どんな立派な男子に嫁がせるかで女子の価値を決めない。その子がやりたいことをやらせる――だれと結婚するかは、その子自身が決めたらいい。そんな自由主義の気風が浸透するのは、保守的な旧貴族の社会では遅いらしかった。
私は、後ろめたさを少し感じたような気がする。最後の私は、一番「女らしくない」道を選んだ。
「ああ――バティお迎えに来たの」
玄関口には、すでに支度を済ませたイヴォンが私を待っていて、その傍にはいつもこの子の世話をしている専属運転手のジャン=バティストがいた。皺が刻まれた穏やかな人柄がよく反映された顔で、彼は優しい笑みを作りながらお辞儀した。
「おはようございます、オノリーヌさま。今日は、マルセルの代わりに私がオノリーヌさまもお仕事場までお送りすることになりました。お二人、ご一緒に」
「……エルネスト、あなたは?」
気配はずっとしていた。後ろからエルネストが覗いていた。その両腕にはイヴォンが脱いだネグリジェが入った籠。まだ家事が終わっていないといった出立ち。
「僕は、一人でメトロで行くからいいよ。男一人、狙われることもないだろう……それは、いつものことだ」
「気をつけてよ」
「うん」
「エルニー、いってきます」
いつも、ありがとう――それは、いつかちゃんと、二人きりで落ち着いた時間に言いましょう。

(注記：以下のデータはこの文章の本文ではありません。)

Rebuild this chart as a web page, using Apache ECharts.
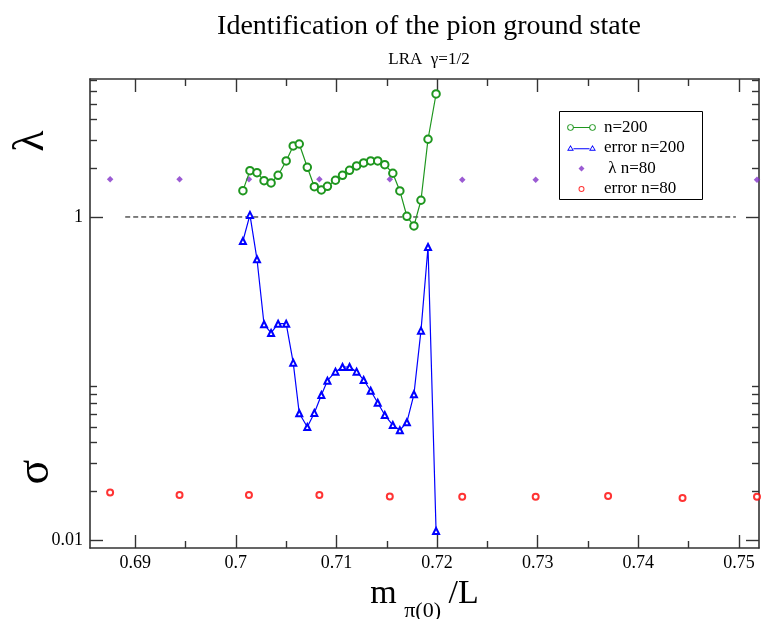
<!DOCTYPE html>
<html>
<head>
<meta charset="utf-8">
<script src="https://cdn.jsdelivr.net/npm/echarts@6/dist/echarts.min.js"></script>
<style>
html, body { margin: 0; padding: 0; background: #fff; }
#chart { width: 761px; height: 619px; }
</style>
</head>
<body>
<div id="chart"></div>
<script>
// ---- data ----
const n200X = [0.7007, 0.7014, 0.7021, 0.7028, 0.7035, 0.7042, 0.7050, 0.7057, 0.7063, 0.7071,
               0.7078, 0.7085, 0.7091, 0.7099, 0.7106, 0.7113, 0.7120, 0.7127, 0.7134, 0.7141,
               0.7148, 0.7156, 0.7163, 0.7170, 0.7177, 0.7184, 0.7191, 0.7199];
const n200Lambda = [1.455, 1.935, 1.880, 1.678, 1.624, 1.812, 2.222, 2.752, 2.831, 2.031,
                    1.540, 1.469, 1.549, 1.688, 1.812, 1.946, 2.069, 2.160, 2.222, 2.222,
                    2.108, 1.865, 1.449, 1.010, 0.880, 1.269, 3.028, 5.775];
const n200Error = [0.710, 1.030, 0.547, 0.2166, 0.1913, 0.2184, 0.2184, 0.1253, 0.0609, 0.0501,
                   0.0612, 0.0790, 0.0969, 0.1102, 0.1178, 0.1178, 0.1102, 0.0979, 0.0840, 0.0708,
                   0.0594, 0.0515, 0.0478, 0.0536, 0.0798, 0.1977, 0.652, 0.01137];

const n80X = [0.6875, 0.6944, 0.7013, 0.7083, 0.7153, 0.7225, 0.7298, 0.7370, 0.7444, 0.7518];
const n80Lambda = [1.71, 1.71, 1.71, 1.71, 1.71, 1.70, 1.70, 1.70, 1.70, 1.70];
const n80Error = [0.0197, 0.0190, 0.0190, 0.0190, 0.0186, 0.0185, 0.0185, 0.0187, 0.0182, 0.0185];

const refLineX = [0.689, 0.7497];
const refLineY = 1;

const xRange = [0.6855, 0.752];
const yRange = [0.00892, 7.15];
const xTicks = [0.69, 0.70, 0.71, 0.72, 0.73, 0.74, 0.75];
const xMinorTicks = [0.695, 0.705, 0.715, 0.725, 0.735, 0.745];
const yTicks = [0.01, 1];
const yTickLabels = ['0.01', '1'];
const yMinorTicks = [0.02, 0.03, 0.04, 0.05, 0.06, 0.07, 0.08, 0.09, 2, 3, 4, 5, 6, 7];

// ---- styling ----
const FONT = 'Liberation Serif, Times New Roman, serif';
const GREEN = '#1e961e';
const BLUE = '#0000ff';
const PURPLE = '#8232c8';
const RED = '#ff0000';
const AXIS = '#333';

const zip = (xs, ys) => xs.map((x, i) => [x, ys[i]]);
const lg = v => Math.log10(v);

// legend icons drawn in a 29x8 box; the two tiny segments pin the box extent
const FRAME = 'M0,0 L0.001,0 M29,8 L28.999,8 ';
function ring(cx, cy, R, r) {
  return `M${cx - R},${cy} A${R},${R} 0 1 1 ${cx + R},${cy} A${R},${R} 0 1 1 ${cx - R},${cy} Z ` +
         `M${cx - r},${cy} A${r},${r} 0 1 0 ${cx + r},${cy} A${r},${r} 0 1 0 ${cx - r},${cy} Z `;
}
function tri(cx, cy) {
  return `M${cx},${cy - 3.3} L${cx + 3.4},${cy + 2.5} L${cx - 3.4},${cy + 2.5} Z ` +
         `M${cx},${cy - 1.5} L${cx - 1.9},${cy + 1.5} L${cx + 1.9},${cy + 1.5} Z `;
}
function bar(x0, x1, cy) {
  return `M${x0},${cy - 0.55} L${x1},${cy - 0.55} L${x1},${cy + 0.55} L${x0},${cy + 0.55} Z `;
}
const iconGreen = 'path://' + FRAME + ring(3.5, 4, 3.3, 2.4) + bar(6.8, 22.2, 4) + ring(25.5, 4, 3.3, 2.4);
const iconBlue = 'path://' + FRAME + tri(3.5, 4.3) + bar(6.5, 22.5, 4.8) + tri(25.5, 4.3);
const iconPurple = 'path://' + FRAME + 'M14.5,1 L17.5,4 L14.5,7 L11.5,4 Z';
const iconRed = 'path://' + FRAME + ring(14.5, 4, 3, 2);

function tickAxis(kind, pos, values, len, withLine, withLabels) {
  const isY = kind === 'y';
  const ax = {
    type: 'value',
    position: pos,
    min: isY ? lg(yRange[0]) : xRange[0],
    max: isY ? lg(yRange[1]) : xRange[1],
    splitLine: { show: false },
    axisLine: { show: withLine, onZero: false, lineStyle: { color: AXIS, width: 1.6 } },
    axisTick: { show: true, inside: true, length: len, customValues: values,
                lineStyle: { color: AXIS, width: 1.4 } },
    axisLabel: { show: false }
  };
  if (withLabels) {
    ax.axisLabel = {
      show: true, customValues: values, color: '#000', fontFamily: FONT, fontSize: 18,
      margin: isY ? 7 : 6
    };
    if (isY) {
      ax.axisLabel.formatter = v => {
        const i = yTicks.findIndex(t => Math.abs(lg(t) - v) < 1e-6);
        return i >= 0 ? yTickLabels[i] : '';
      };
    }
  }
  return ax;
}

const chart = echarts.init(document.getElementById('chart'), null, { renderer: 'canvas' });

const xMain = tickAxis('x', 'bottom', xTicks, 13, true, true);
xMain.name = '{a|m}{s| }{b|π(0)}{s| }{a|/L}';
xMain.nameLocation = 'middle';
xMain.nameGap = 21;
xMain.nameTextStyle = {
  color: '#000', fontFamily: FONT,
  rich: {
    a: { fontSize: 34, lineHeight: 38, verticalAlign: 'top', fontFamily: FONT, color: '#000' },
    s: { fontSize: 30, lineHeight: 45, verticalAlign: 'top', fontFamily: FONT },
    b: { fontSize: 22, lineHeight: 22, verticalAlign: 'bottom', fontFamily: FONT, color: '#000' }
  }
};

const option = {
  animation: false,
  backgroundColor: '#fff',
  textStyle: { fontFamily: FONT },
  title: [
    { text: 'Identification of the pion ground state', left: 424, top: 8, textAlign: 'center',
      textStyle: { fontFamily: FONT, fontSize: 28, fontWeight: 'normal', color: '#000' } },
    { text: 'LRA  γ=1/2', left: 424, top: 46, textAlign: 'center',
      textStyle: { fontFamily: FONT, fontSize: 17, fontWeight: 'normal', color: '#000' } }
  ],
  grid: { left: 90, right: 2, top: 79, bottom: 71, containLabel: false, outerBoundsMode: 'none' },
  xAxis: [
    xMain,
    tickAxis('x', 'bottom', xMinorTicks, 7, false, false),
    tickAxis('x', 'top', xTicks, 13, true, false),
    tickAxis('x', 'top', xMinorTicks, 7, false, false)
  ],
  yAxis: [
    {
      type: 'log', logBase: 10, position: 'left', min: yRange[0], max: yRange[1],
      axisLine: { show: true, onZero: false, lineStyle: { color: AXIS, width: 1.6 } },
      axisTick: { show: false }, axisLabel: { show: false }, splitLine: { show: false },
      minorTick: { show: false }, minorSplitLine: { show: false }
    },
    tickAxis('y', 'left', yTicks.map(lg), 13, false, true),
    tickAxis('y', 'left', yMinorTicks.map(lg), 7, false, false),
    tickAxis('y', 'right', yTicks.map(lg), 13, true, false),
    tickAxis('y', 'right', yMinorTicks.map(lg), 7, false, false)
  ],
  legend: {
    orient: 'vertical', left: 567, top: 119, padding: 0, z: 20,
    itemWidth: 29, itemHeight: 8, itemGap: 3.5,
    itemStyle: { borderWidth: 0 },
    textStyle: { fontFamily: FONT, fontSize: 17, color: '#000', lineHeight: 16, padding: [0, 0, 0, 3] },
    selectedMode: false,
    data: [
      { name: 'n=200', icon: iconGreen },
      { name: 'error n=200', icon: iconBlue },
      { name: ' λ n=80', icon: iconPurple },
      { name: 'error n=80', icon: iconRed }
    ]
  },
  graphic: [
    { type: 'rect', z: 10, shape: { x: 559.5, y: 111.5, width: 143, height: 88 },
      style: { fill: '#fff', stroke: '#000', lineWidth: 1 } },
    { type: 'text', x: 31, y: 141, rotation: Math.PI / 2, z: 10,
      style: { text: 'λ', font: '44px ' + FONT, fill: '#000', align: 'center', verticalAlign: 'middle' } },
    { type: 'text', x: 36, y: 472, rotation: Math.PI / 2, z: 10,
      style: { text: 'σ', font: '46px ' + FONT, fill: '#000', align: 'center', verticalAlign: 'middle' } }
  ],
  series: [
    {
      name: 'ref', type: 'line', data: refLineX.map(x => [x, refLineY]),
      symbol: 'none', silent: true,
      lineStyle: { color: '#000', width: 1, type: [5, 3] }
    },
    {
      name: 'n=200', type: 'line', data: zip(n200X, n200Lambda),
      symbol: 'emptyCircle', symbolSize: 7.5,
      lineStyle: { color: GREEN, width: 1.2 },
      itemStyle: { color: GREEN, borderWidth: 1 }
    },
    {
      name: 'error n=200', type: 'line', data: zip(n200X, n200Error),
      symbol: 'emptyTriangle', symbolSize: 6,
      lineStyle: { color: BLUE, width: 1.2 },
      itemStyle: { color: BLUE, borderWidth: 1 }
    },
    {
      name: ' λ n=80', type: 'scatter', data: zip(n80X, n80Lambda),
      symbol: 'diamond', symbolSize: 6.5,
      itemStyle: { color: PURPLE }
    },
    {
      name: 'error n=80', type: 'scatter', data: zip(n80X, n80Error),
      symbol: 'emptyCircle', symbolSize: 6,
      itemStyle: { color: RED, borderWidth: 1.6 }
    }
  ]
};

chart.setOption(option);
</script>
</body>
</html>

いまは、イヴォンが可愛くエルニーに手を振ってあげるだけで十分だわ。
私がオノレだったら、あの人と本当の恋愛関係になったのかしら――それは、わからない。
私がオノレでもオノリーヌでも、エルネストが幸せでいてくれたらそれでいい。あなたの幸せが私の幸せだと思える。これからどんなことが訪れようとも、きっと、ずっと、永遠に――。
「オノリーヌおばさま、マリー橋です♪」
「そうね」
少なくとも、ねぇエルネスト。私たちが暮らすこの中州・サン=ルイを浸すセーヌ川が、この地に今も昔も流れている――その恒久性と同じくらい長い時間、私はこのことを誓うでしょう。